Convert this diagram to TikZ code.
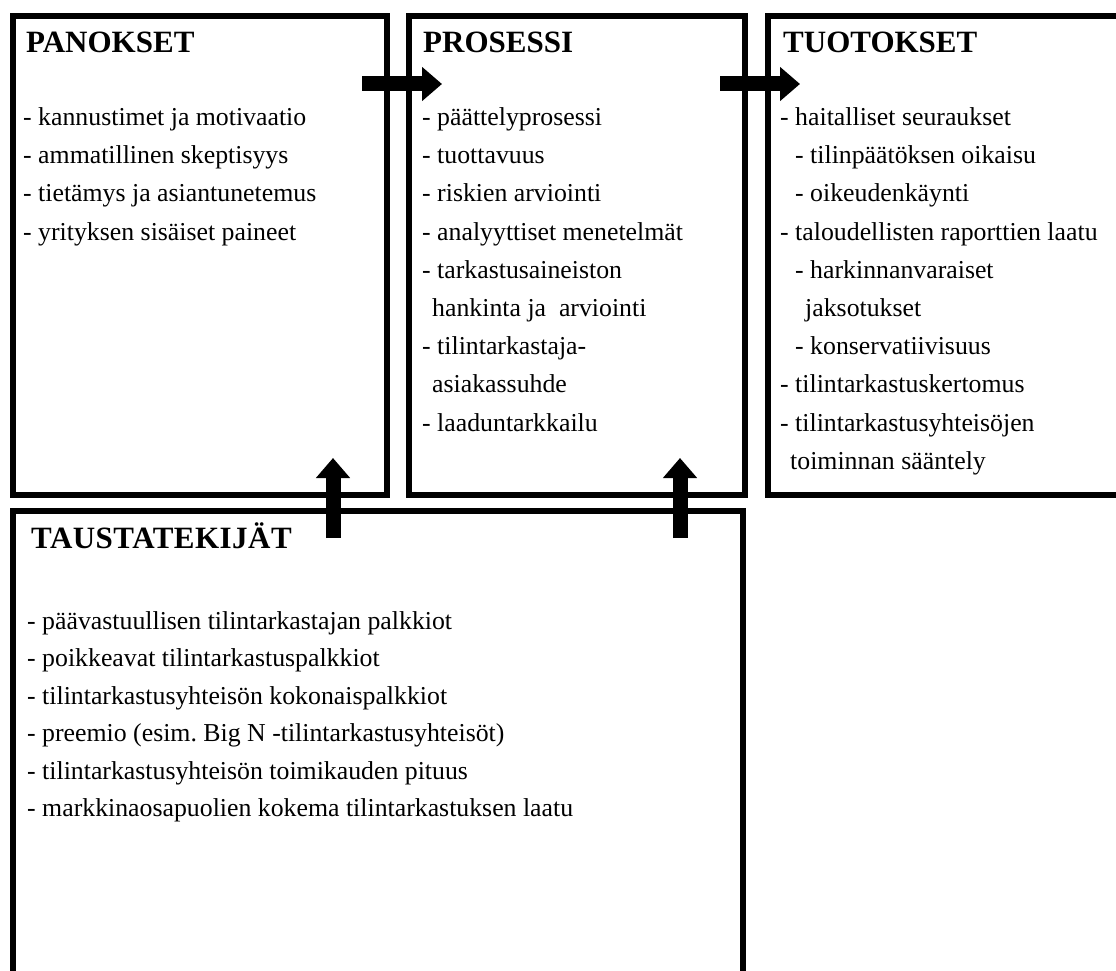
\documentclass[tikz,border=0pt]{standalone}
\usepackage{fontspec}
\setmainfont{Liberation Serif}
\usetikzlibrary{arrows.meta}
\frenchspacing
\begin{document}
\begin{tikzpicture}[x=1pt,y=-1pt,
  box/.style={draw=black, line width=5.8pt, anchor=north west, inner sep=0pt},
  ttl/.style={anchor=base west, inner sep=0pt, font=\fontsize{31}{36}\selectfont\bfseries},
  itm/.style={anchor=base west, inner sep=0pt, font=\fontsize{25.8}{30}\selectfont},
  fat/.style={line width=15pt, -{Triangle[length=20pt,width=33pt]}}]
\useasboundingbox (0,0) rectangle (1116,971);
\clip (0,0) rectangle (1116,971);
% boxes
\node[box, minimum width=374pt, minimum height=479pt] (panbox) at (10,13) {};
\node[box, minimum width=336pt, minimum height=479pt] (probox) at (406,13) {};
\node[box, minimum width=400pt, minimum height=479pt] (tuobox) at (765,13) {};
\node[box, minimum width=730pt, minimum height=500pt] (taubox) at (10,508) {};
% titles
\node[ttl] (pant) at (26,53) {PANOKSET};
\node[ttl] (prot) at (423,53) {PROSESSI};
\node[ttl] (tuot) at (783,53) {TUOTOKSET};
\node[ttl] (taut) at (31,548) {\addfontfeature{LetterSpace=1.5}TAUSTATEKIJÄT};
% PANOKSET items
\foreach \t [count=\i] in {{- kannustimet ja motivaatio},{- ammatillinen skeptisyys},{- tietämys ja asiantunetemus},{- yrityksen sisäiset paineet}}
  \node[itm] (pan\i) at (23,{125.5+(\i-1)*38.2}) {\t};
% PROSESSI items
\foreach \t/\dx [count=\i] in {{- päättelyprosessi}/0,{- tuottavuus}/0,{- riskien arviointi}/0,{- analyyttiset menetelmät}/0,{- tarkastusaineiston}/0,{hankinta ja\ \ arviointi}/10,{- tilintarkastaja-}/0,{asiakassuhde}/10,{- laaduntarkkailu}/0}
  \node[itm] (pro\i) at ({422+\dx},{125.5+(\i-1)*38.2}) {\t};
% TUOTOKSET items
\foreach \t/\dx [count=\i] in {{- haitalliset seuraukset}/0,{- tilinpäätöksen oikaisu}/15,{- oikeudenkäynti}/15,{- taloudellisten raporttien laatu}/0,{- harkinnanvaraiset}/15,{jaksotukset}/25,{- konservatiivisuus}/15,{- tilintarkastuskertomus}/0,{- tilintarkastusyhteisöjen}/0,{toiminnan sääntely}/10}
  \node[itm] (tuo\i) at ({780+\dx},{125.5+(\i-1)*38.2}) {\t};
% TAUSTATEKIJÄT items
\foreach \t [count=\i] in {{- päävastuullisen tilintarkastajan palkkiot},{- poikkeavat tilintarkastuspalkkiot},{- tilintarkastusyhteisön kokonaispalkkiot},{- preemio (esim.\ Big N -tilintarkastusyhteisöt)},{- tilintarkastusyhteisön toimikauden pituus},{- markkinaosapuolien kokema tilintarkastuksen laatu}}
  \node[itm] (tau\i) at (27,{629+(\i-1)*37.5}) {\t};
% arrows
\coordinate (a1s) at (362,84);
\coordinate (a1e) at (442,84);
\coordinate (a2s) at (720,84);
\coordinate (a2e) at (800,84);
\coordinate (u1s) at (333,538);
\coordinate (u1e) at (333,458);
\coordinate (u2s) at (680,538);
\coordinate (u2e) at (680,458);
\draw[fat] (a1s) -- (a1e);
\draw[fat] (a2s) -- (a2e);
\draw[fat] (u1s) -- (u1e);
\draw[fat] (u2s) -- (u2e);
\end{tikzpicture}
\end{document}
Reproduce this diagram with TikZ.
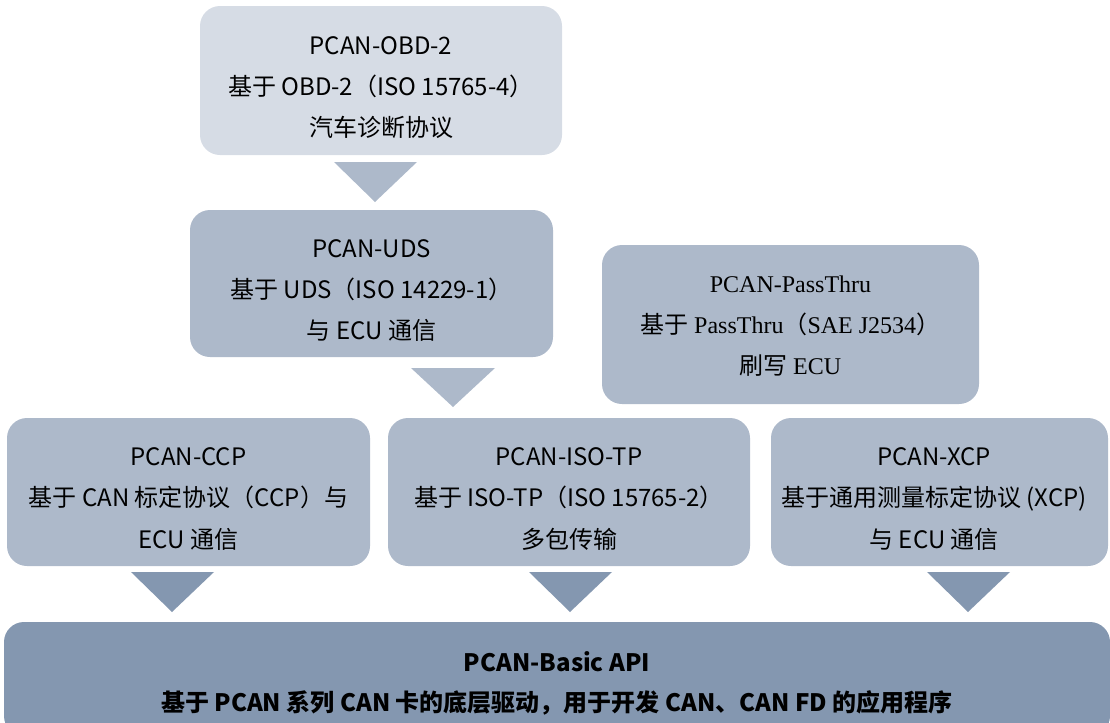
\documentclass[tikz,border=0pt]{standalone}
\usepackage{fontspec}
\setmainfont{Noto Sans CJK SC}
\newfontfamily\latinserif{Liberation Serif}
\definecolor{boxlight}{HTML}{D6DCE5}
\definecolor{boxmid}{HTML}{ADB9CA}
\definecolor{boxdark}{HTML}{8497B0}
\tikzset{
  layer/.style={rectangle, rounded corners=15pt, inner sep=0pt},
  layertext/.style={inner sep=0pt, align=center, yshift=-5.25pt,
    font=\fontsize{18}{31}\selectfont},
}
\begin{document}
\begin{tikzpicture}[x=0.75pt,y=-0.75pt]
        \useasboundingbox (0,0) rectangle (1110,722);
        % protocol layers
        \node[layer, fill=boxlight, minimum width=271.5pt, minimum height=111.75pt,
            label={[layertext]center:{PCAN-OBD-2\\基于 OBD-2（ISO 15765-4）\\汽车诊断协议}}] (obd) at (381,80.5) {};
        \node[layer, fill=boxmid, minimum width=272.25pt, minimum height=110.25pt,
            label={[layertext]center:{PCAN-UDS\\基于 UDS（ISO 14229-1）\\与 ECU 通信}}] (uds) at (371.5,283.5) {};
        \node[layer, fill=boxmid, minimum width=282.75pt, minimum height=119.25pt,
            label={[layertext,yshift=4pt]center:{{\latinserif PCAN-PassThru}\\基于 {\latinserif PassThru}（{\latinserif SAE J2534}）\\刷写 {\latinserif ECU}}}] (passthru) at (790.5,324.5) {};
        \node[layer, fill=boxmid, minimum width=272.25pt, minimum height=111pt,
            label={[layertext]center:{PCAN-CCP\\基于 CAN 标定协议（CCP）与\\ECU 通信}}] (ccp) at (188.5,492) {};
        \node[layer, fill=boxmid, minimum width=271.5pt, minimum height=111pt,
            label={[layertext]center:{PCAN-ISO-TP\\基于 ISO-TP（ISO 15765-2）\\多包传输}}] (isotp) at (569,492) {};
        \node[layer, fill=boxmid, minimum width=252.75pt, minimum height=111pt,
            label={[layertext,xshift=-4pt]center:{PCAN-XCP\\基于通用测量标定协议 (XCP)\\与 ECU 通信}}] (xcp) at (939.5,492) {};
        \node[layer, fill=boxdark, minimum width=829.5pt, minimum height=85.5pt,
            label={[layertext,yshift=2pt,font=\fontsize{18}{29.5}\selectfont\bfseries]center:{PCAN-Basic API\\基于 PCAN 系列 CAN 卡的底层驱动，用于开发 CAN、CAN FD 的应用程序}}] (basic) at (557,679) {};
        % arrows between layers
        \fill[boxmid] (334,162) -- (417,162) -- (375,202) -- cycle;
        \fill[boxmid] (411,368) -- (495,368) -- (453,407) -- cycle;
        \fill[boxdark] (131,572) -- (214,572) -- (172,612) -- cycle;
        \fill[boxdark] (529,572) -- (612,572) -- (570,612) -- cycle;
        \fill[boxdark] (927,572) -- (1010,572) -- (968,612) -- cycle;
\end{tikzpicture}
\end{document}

[TASK PROMPT]
Without the pictures, write out all of the material exactly.

[TASK ANSWER]
Convert this diagram to TikZ code.
\documentclass[tikz,border=0pt]{standalone}
\usepackage{fontspec}
\setmainfont{Liberation Serif}
\usetikzlibrary{arrows.meta}
\frenchspacing
\begin{document}
\begin{tikzpicture}[x=1pt,y=-1pt,
  box/.style={draw=black, line width=5.8pt, anchor=north west, inner sep=0pt},
  ttl/.style={anchor=base west, inner sep=0pt, font=\fontsize{31}{36}\selectfont\bfseries},
  itm/.style={anchor=base west, inner sep=0pt, font=\fontsize{25.8}{30}\selectfont},
  fat/.style={line width=15pt, -{Triangle[length=20pt,width=33pt]}}]
\useasboundingbox (0,0) rectangle (1116,971);
\clip (0,0) rectangle (1116,971);
% boxes
\node[box, minimum width=374pt, minimum height=479pt] (panbox) at (10,13) {};
\node[box, minimum width=336pt, minimum height=479pt] (probox) at (406,13) {};
\node[box, minimum width=400pt, minimum height=479pt] (tuobox) at (765,13) {};
\node[box, minimum width=730pt, minimum height=500pt] (taubox) at (10,508) {};
% titles
\node[ttl] (pant) at (26,53) {PANOKSET};
\node[ttl] (prot) at (423,53) {PROSESSI};
\node[ttl] (tuot) at (783,53) {TUOTOKSET};
\node[ttl] (taut) at (31,548) {\addfontfeature{LetterSpace=1.5}TAUSTATEKIJÄT};
% PANOKSET items
\foreach \t [count=\i] in {{- kannustimet ja motivaatio},{- ammatillinen skeptisyys},{- tietämys ja asiantunetemus},{- yrityksen sisäiset paineet}}
  \node[itm] (pan\i) at (23,{125.5+(\i-1)*38.2}) {\t};
% PROSESSI items
\foreach \t/\dx [count=\i] in {{- päättelyprosessi}/0,{- tuottavuus}/0,{- riskien arviointi}/0,{- analyyttiset menetelmät}/0,{- tarkastusaineiston}/0,{hankinta ja\ \ arviointi}/10,{- tilintarkastaja-}/0,{asiakassuhde}/10,{- laaduntarkkailu}/0}
  \node[itm] (pro\i) at ({422+\dx},{125.5+(\i-1)*38.2}) {\t};
% TUOTOKSET items
\foreach \t/\dx [count=\i] in {{- haitalliset seuraukset}/0,{- tilinpäätöksen oikaisu}/15,{- oikeudenkäynti}/15,{- taloudellisten raporttien laatu}/0,{- harkinnanvaraiset}/15,{jaksotukset}/25,{- konservatiivisuus}/15,{- tilintarkastuskertomus}/0,{- tilintarkastusyhteisöjen}/0,{toiminnan sääntely}/10}
  \node[itm] (tuo\i) at ({780+\dx},{125.5+(\i-1)*38.2}) {\t};
% TAUSTATEKIJÄT items
\foreach \t [count=\i] in {{- päävastuullisen tilintarkastajan palkkiot},{- poikkeavat tilintarkastuspalkkiot},{- tilintarkastusyhteisön kokonaispalkkiot},{- preemio (esim.\ Big N -tilintarkastusyhteisöt)},{- tilintarkastusyhteisön toimikauden pituus},{- markkinaosapuolien kokema tilintarkastuksen laatu}}
  \node[itm] (tau\i) at (27,{629+(\i-1)*37.5}) {\t};
% arrows
\coordinate (a1s) at (362,84);
\coordinate (a1e) at (442,84);
\coordinate (a2s) at (720,84);
\coordinate (a2e) at (800,84);
\coordinate (u1s) at (333,538);
\coordinate (u1e) at (333,458);
\coordinate (u2s) at (680,538);
\coordinate (u2e) at (680,458);
\draw[fat] (a1s) -- (a1e);
\draw[fat] (a2s) -- (a2e);
\draw[fat] (u1s) -- (u1e);
\draw[fat] (u2s) -- (u2e);
\end{tikzpicture}
\end{document}
Reproduce this diagram with TikZ.
\documentclass[tikz,border=0pt]{standalone}
\usepackage{fontspec}
\setmainfont{Noto Sans CJK SC}
\newfontfamily\latinserif{Liberation Serif}
\definecolor{boxlight}{HTML}{D6DCE5}
\definecolor{boxmid}{HTML}{ADB9CA}
\definecolor{boxdark}{HTML}{8497B0}
\tikzset{
  layer/.style={rectangle, rounded corners=15pt, inner sep=0pt},
  layertext/.style={inner sep=0pt, align=center, yshift=-5.25pt,
    font=\fontsize{18}{31}\selectfont},
}
\begin{document}
\begin{tikzpicture}[x=0.75pt,y=-0.75pt]
        \useasboundingbox (0,0) rectangle (1110,722);
        % protocol layers
        \node[layer, fill=boxlight, minimum width=271.5pt, minimum height=111.75pt,
            label={[layertext]center:{PCAN-OBD-2\\基于 OBD-2（ISO 15765-4）\\汽车诊断协议}}] (obd) at (381,80.5) {};
        \node[layer, fill=boxmid, minimum width=272.25pt, minimum height=110.25pt,
            label={[layertext]center:{PCAN-UDS\\基于 UDS（ISO 14229-1）\\与 ECU 通信}}] (uds) at (371.5,283.5) {};
        \node[layer, fill=boxmid, minimum width=282.75pt, minimum height=119.25pt,
            label={[layertext,yshift=4pt]center:{{\latinserif PCAN-PassThru}\\基于 {\latinserif PassThru}（{\latinserif SAE J2534}）\\刷写 {\latinserif ECU}}}] (passthru) at (790.5,324.5) {};
        \node[layer, fill=boxmid, minimum width=272.25pt, minimum height=111pt,
            label={[layertext]center:{PCAN-CCP\\基于 CAN 标定协议（CCP）与\\ECU 通信}}] (ccp) at (188.5,492) {};
        \node[layer, fill=boxmid, minimum width=271.5pt, minimum height=111pt,
            label={[layertext]center:{PCAN-ISO-TP\\基于 ISO-TP（ISO 15765-2）\\多包传输}}] (isotp) at (569,492) {};
        \node[layer, fill=boxmid, minimum width=252.75pt, minimum height=111pt,
            label={[layertext,xshift=-4pt]center:{PCAN-XCP\\基于通用测量标定协议 (XCP)\\与 ECU 通信}}] (xcp) at (939.5,492) {};
        \node[layer, fill=boxdark, minimum width=829.5pt, minimum height=85.5pt,
            label={[layertext,yshift=2pt,font=\fontsize{18}{29.5}\selectfont\bfseries]center:{PCAN-Basic API\\基于 PCAN 系列 CAN 卡的底层驱动，用于开发 CAN、CAN FD 的应用程序}}] (basic) at (557,679) {};
        % arrows between layers
        \fill[boxmid] (334,162) -- (417,162) -- (375,202) -- cycle;
        \fill[boxmid] (411,368) -- (495,368) -- (453,407) -- cycle;
        \fill[boxdark] (131,572) -- (214,572) -- (172,612) -- cycle;
        \fill[boxdark] (529,572) -- (612,572) -- (570,612) -- cycle;
        \fill[boxdark] (927,572) -- (1010,572) -- (968,612) -- cycle;
\end{tikzpicture}
\end{document}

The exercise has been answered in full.